Johnson was more than all right. He blanked the Thrashers until Jim Slater sped past the defense and scored on a backhander to tie the score at 1 at 6:06 of the third period, then he held off the Thrashers through overtime.
But Slava Kozlov and Bryan Little scored in the shootout for a 2-1 final that spoiled Johnson's 31-save effort in a duel with Thrashers goalie Johan Hedberg, and ended the Rangers' chance for three consecutive wins. Marian Gaborik was the lone Rangers scorer in the five rounds of the shootout.
"It's disappointing. We had the opportunity to win in the shootout and I just didn't come up with enough saves," Johnson said.
Chris Higgins said: "I thought it was one of the best games I've seen by a rookie goalie in five years."
Enver Lisin gave the Rangers (21-17-6) a 1-0 lead by deflecting the puck past Hedberg off a thread-the-needle pass from the right point by Marc Staal at 2:49 of the second. It was Lisin's first goal in 11 games.
As a bonus, Johnson was awarded the secondary assist, the first point of his NHL career. The Rangers couldn't muster another one before the shootout.
Johnson, who backed up Lundqvist and practiced with the team for a month, went to Hartford to shake off the rust and won two games last weekend, allowing only three goals.
"This is the game we wanted him to play," coach John Tortorella said before the game. "It's a back-to-back situation.

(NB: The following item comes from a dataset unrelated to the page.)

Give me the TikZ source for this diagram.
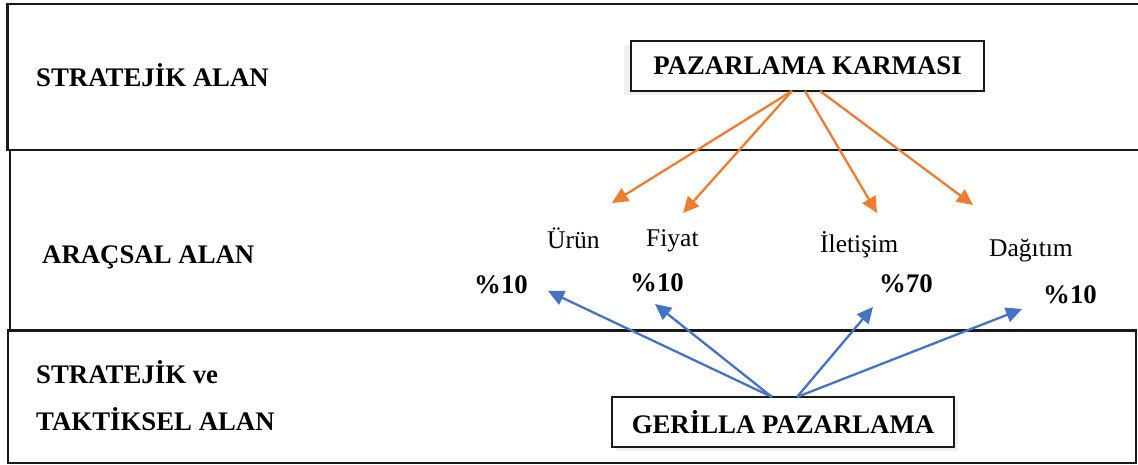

He's going to play some games for us, so whenever we get a chance to get him some games [in Hartford] we will."
But as has often been the issue when Lundqvist plays, the Rangers did not provide enough offensive support.
A star at the University of Alaska who was acquired from Pittsburgh for a fifth-round pick at last summer's draft, Johnson made two beauties in the first period to keep the game scoreless. He robbed Rich Peverley by reaching back and stopping the puck at the goal line, a few inches off the ice, with his paddle with 7:52 left. About four minutes later, the rookie slid right to stop a backdoor bid by Peverley on a pass from Zach Bogosian.
"The thing with Johnny is he's a very calm guy in the net," Tortorella said. "The puck hits him. We saw that in Traverse City when he played there [in the annual preseason prospects tournament]. He fills the net and there's not a lot of wasted motion."
The Thrashers came very close to tying the game later in the second. As Dan Girardi, who had lost his stick, tried to kick the puck out of the Rangers' zone, Chris Thorburn tripped him at 8:52, giving the Rangers another power play. But Johnson had to kick out his right pad to thwart Slater on a shorthanded breakaway. Peverley's rebound hit the far post and Ryan Callahan swept the puck, near the line, out of the crease with his hand. A review supported the on-ice call: no goal.
Colby Armstrong also just missed. His close-in shot bounced off Johnson's chest, past his left side and Staal gloved the puck out of the air to the boards.